Inviting young activists to talk to camera about their experiences campaigning

That’s what I’ve done – asking them to describe to camera what the election campaign has been like for them:

The couple of Conservatives I’ve asked have politely declined, and I haven’t found any young UKIP activists locally – not that I’ve gone out of my way to hunt them down. In anycase locally, Richard Taylor has more than enough footage of both parties at past meetings so in the grand scheme of things, all of the major parties are covered.

Frayed nerves and basic errors

As exhaustion kicks in, I’m seeing some very basic errors being made by various parties & activists locally & nationally. I’m not going to talk about them prior to Thursday – rather I’ll review them after the event. Inevitably some involve social & digital media – this being a far more ‘digitally intense’ election campaign than previous ones. There are also things happening in this election that have never happened before – such as the Milibae fandom that has run rings around the corporate print media that, with the exception of the Guardian & Mirror Group have backed the Conservatives and/or the coalition that will keep Cameron in Number 10.
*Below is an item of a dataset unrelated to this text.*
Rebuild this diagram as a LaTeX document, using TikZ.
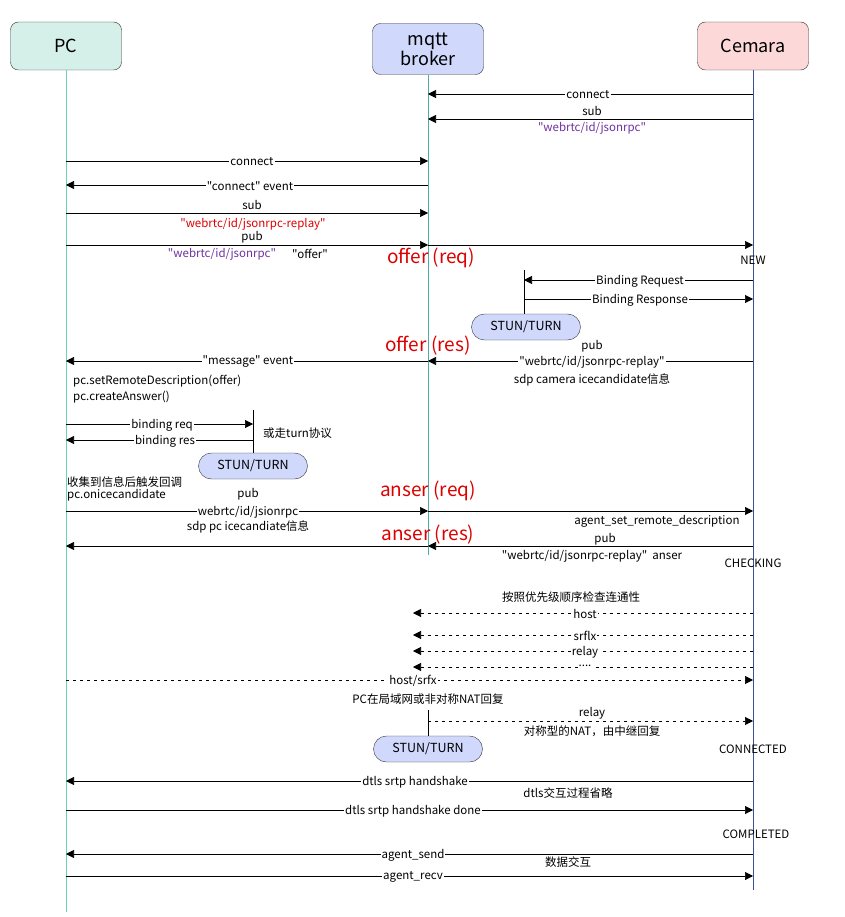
\documentclass[tikz,border=0pt]{standalone}
\usepackage{fontspec}
\setmainfont{Noto Sans CJK SC}[Ligatures=TeXOff]
\usepackage{tikz}
\usetikzlibrary{arrows.meta,positioning}
\definecolor{pcfill}{RGB}{212,240,232}
\definecolor{mqfill}{RGB}{208,216,252}
\definecolor{camfill}{RGB}{252,216,216}
\definecolor{pcline}{RGB}{110,210,180}
\definecolor{mqline}{RGB}{80,170,170}
\definecolor{camline}{RGB}{60,80,150}
\definecolor{hotred}{RGB}{220,0,0}
\definecolor{topicpurple}{RGB}{112,48,160}

\begin{document}
\begin{tikzpicture}[x=1pt, y=-1pt,
  actor/.style={draw=black!80, rounded corners=8pt, minimum width=111pt, minimum height=48pt,
                align=center, font=\fontsize{18}{20}\selectfont},
  stunbox/.style={draw=black!80, fill=mqfill, rounded corners=13pt, minimum width=109pt,
                  minimum height=26pt, font=\fontsize{12.5}{14}\selectfont},
  lbl/.style={font=\fontsize{11.5}{13}\selectfont, inner sep=1pt},
  onl/.style={lbl, fill=white},
  big/.style={font=\fontsize{19}{21}\selectfont, text=hotred, inner sep=1pt},
  msg/.style={-{Triangle[length=8pt,width=8pt]}, line width=0.6pt},
  probe/.style={msg, dash pattern=on 3pt off 4pt}]
\useasboundingbox (0,0) rectangle (844,917);

% actors
\node[actor, fill=pcfill] (pc) at (66,46) {PC};
\node[actor, fill=mqfill, minimum height=51pt] (mq) at (428,49) {mqtt\\broker};
\node[actor, fill=camfill] (cam) at (753,46) {Cemara};

% lifelines
\coordinate (pcend) at (66,912);
\coordinate (mqend) at (428,555);
\coordinate (camend) at (753,890);
\draw[pcline, line width=0.6pt] (pc.south) -- (pcend);
\draw[mqline, line width=0.6pt] (mq.south) -- (mqend);
\draw[camline, line width=0.6pt] (cam.south) -- (camend);

% camera registers
\coordinate (r1) at (0,94);
\coordinate (r2) at (0,119);
\draw[msg] (cam |- r1) -- (mq |- r1);
\node[onl] at (588,95) {connect};
\draw[msg] (cam |- r2) -- (mq |- r2);
\node[lbl] at (592,111) {sub};
\node[lbl, text=topicpurple] at (592,128) {"webrtc/id/jsonrpc"};

% pc registers
\coordinate (r3) at (0,161);
\coordinate (r4) at (0,185);
\coordinate (r5) at (0,213);
\coordinate (r6) at (0,245);
\draw[msg] (pc |- r3) -- (mq |- r3);
\node[onl] at (252,162) {connect};
\draw[msg] (mq |- r4) -- (pc |- r4);
\node[onl] at (250,186) {"connect" event};
\draw[msg] (pc |- r5) -- (mq |- r5);
\node[lbl] at (252,205) {sub};
\node[lbl, text=hotred] at (253,224) {"webrtc/id/jsonrpc-replay"};

% offer
\draw[msg] (pc |- r6) -- (mq |- r6);
\draw[msg] (mq |- r6) -- (cam |- r6);
\node[lbl] at (252,237) {pub};
\node[lbl, text=topicpurple] at (222,254) {"webrtc/id/jsonrpc"};
\node[lbl] at (310,254) {"offer"};
\node[big] at (431,258) {offer (req)};
\node[lbl] at (753,260) {NEW};

% camera stun
\coordinate (s1top) at (524,270);
\coordinate (r7) at (0,280);
\coordinate (r8) at (0,299);
\node[stunbox] (stun1) at (526,327) {STUN/TURN};
\draw[line width=0.6pt] (s1top) -- (s1top |- stun1.north);
\draw[msg] (cam |- r7) -- (s1top |- r7);
\node[onl] at (640,281) {Binding Request};
\draw[msg] (s1top |- r8) -- (cam |- r8);
\node[onl] at (640,300) {Binding Response};

% offer response
\coordinate (r9) at (0,361);
\node[big] at (428,346) {offer (res)};
\draw[msg] (cam |- r9) -- (mq |- r9);
\draw[msg] (mq |- r9) -- (pc |- r9);
\node[lbl] at (592,346) {pub};
\node[onl] at (592,362) {"webrtc/id/jsonrpc-replay"};
\node[lbl] at (592,380) {sdp camera icecandidate信息};
\node[onl] at (248,362) {"message" event};
\node[lbl, anchor=west] at (72,381) {pc.setRemoteDescription(offer)};
\node[lbl, anchor=west] at (72,397) {pc.createAnswer()};

% pc stun
\coordinate (s2top) at (253,410);
\coordinate (r10) at (0,424);
\coordinate (r11) at (0,440);
\node[stunbox] (stun2) at (253,466) {STUN/TURN};
\draw[line width=0.6pt] (s2top) -- (s2top |- stun2.north);
\draw[msg] (pc |- r10) -- (s2top |- r10);
\node[onl] at (162,425) {binding req};
\draw[msg] (s2top |- r11) -- (pc |- r11);
\node[onl] at (165,441) {binding res};
\node[lbl, anchor=west] at (262,433) {或走turn协议};
\node[lbl, anchor=west] at (66,482) {收集到信息后触发回调};
\node[lbl, anchor=west] at (66,495) {pc.onicecandidate};

% answer
\coordinate (r12) at (0,511);
\coordinate (r13) at (0,546);
\node[big] at (428,491) {anser (req)};
\draw[msg] (pc |- r12) -- (mq |- r12);
\draw[msg] (mq |- r12) -- (cam |- r12);
\node[lbl] at (248,494) {pub};
\node[onl] at (248,512) {webrtc/id/jsionrpc};
\node[lbl] at (248,527) {sdp pc icecandiate信息};
\node[lbl] at (657,521) {agent\_set\_remote\_description};
\node[big] at (428,535) {anser (res)};
\draw[msg] (cam |- r13) -- (mq |- r13);
\draw[msg] (mq |- r13) -- (pc |- r13);
\node[lbl] at (605,539) {pub};
\node[lbl] at (592,556) {"webrtc/id/jsonrpc-replay"\ \ anser};
\node[lbl] at (753,563) {CHECKING};

% connectivity checks
\coordinate (dk) at (413,0);
\coordinate (r14) at (0,613);
\coordinate (r15) at (0,635);
\coordinate (r16) at (0,651);
\coordinate (r17) at (0,667);
\coordinate (r18) at (0,680);
\node[lbl] at (571,597) {按照优先级顺序检查连通性};
\draw[probe] (cam |- r14) -- (dk |- r14);
\node[onl] at (585,614) {host};
\draw[probe] (cam |- r15) -- (dk |- r15);
\node[onl] at (585,636) {srflx};
\draw[probe] (cam |- r16) -- (dk |- r16);
\node[onl] at (585,652) {relay};
\draw[probe] (cam |- r17) -- (dk |- r17);
\node[onl] at (585,666) {....};
\draw[probe] (pc |- r18) -- (cam |- r18);
\node[onl] at (413,681) {host/srfx};
\node[lbl] at (428,699) {PC在局域网或非对称NAT回复};

% relay path
\coordinate (s3top) at (428,710);
\coordinate (r19) at (0,721);
\node[stunbox] (stun3) at (428,749) {STUN/TURN};
\draw[line width=0.6pt] (s3top) -- (stun3.north);
\draw[probe] (s3top |- r19) -- (cam |- r19);
\node[lbl] at (592,713) {relay};
\node[lbl] at (592,731) {对称型的NAT，由中继回复};
\node[lbl] at (753,749) {CONNECTED};

% dtls
\coordinate (r20) at (0,781);
\coordinate (r21) at (0,810);
\draw[msg] (cam |- r20) -- (pc |- r20);
\node[onl] at (415,782) {dtls srtp handshake};
\node[lbl] at (568,793) {dtls交互过程省略};
\draw[msg] (pc |- r21) -- (cam |- r21);
\node[onl] at (413,811) {dtls srtp handshake done};
\node[lbl] at (756,834) {COMPLETED};

% data
\coordinate (r22) at (0,854);
\coordinate (r23) at (0,876);
\draw[msg] (cam |- r22) -- (pc |- r22);
\node[onl] at (413,855) {agent\_send};
\node[lbl] at (568,862) {数据交互};
\draw[msg] (pc |- r23) -- (cam |- r23);
\node[onl] at (413,877) {agent\_recv};
\end{tikzpicture}
\end{document}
Tactical voting on both sides

Just as The Mirror encouraged voters in 1997 to vote tactically to kick out the Tories (with devastating effect), The Sun & The Daily Mail are encouraging their readers to vote tactically to keep out Labour. Thus in Cambridge we are in the bizarre situation of two of the most pro-authoritarian newspapers in the country backing one of the most liberal MPs in the 2010-15 Parliament. Online there are a number of sites looking at the Green-Labour side of things with the aim of targeting former Coalition MPs. It is these, along with so many other variables & factors that makes Cambridge in particular too close to call.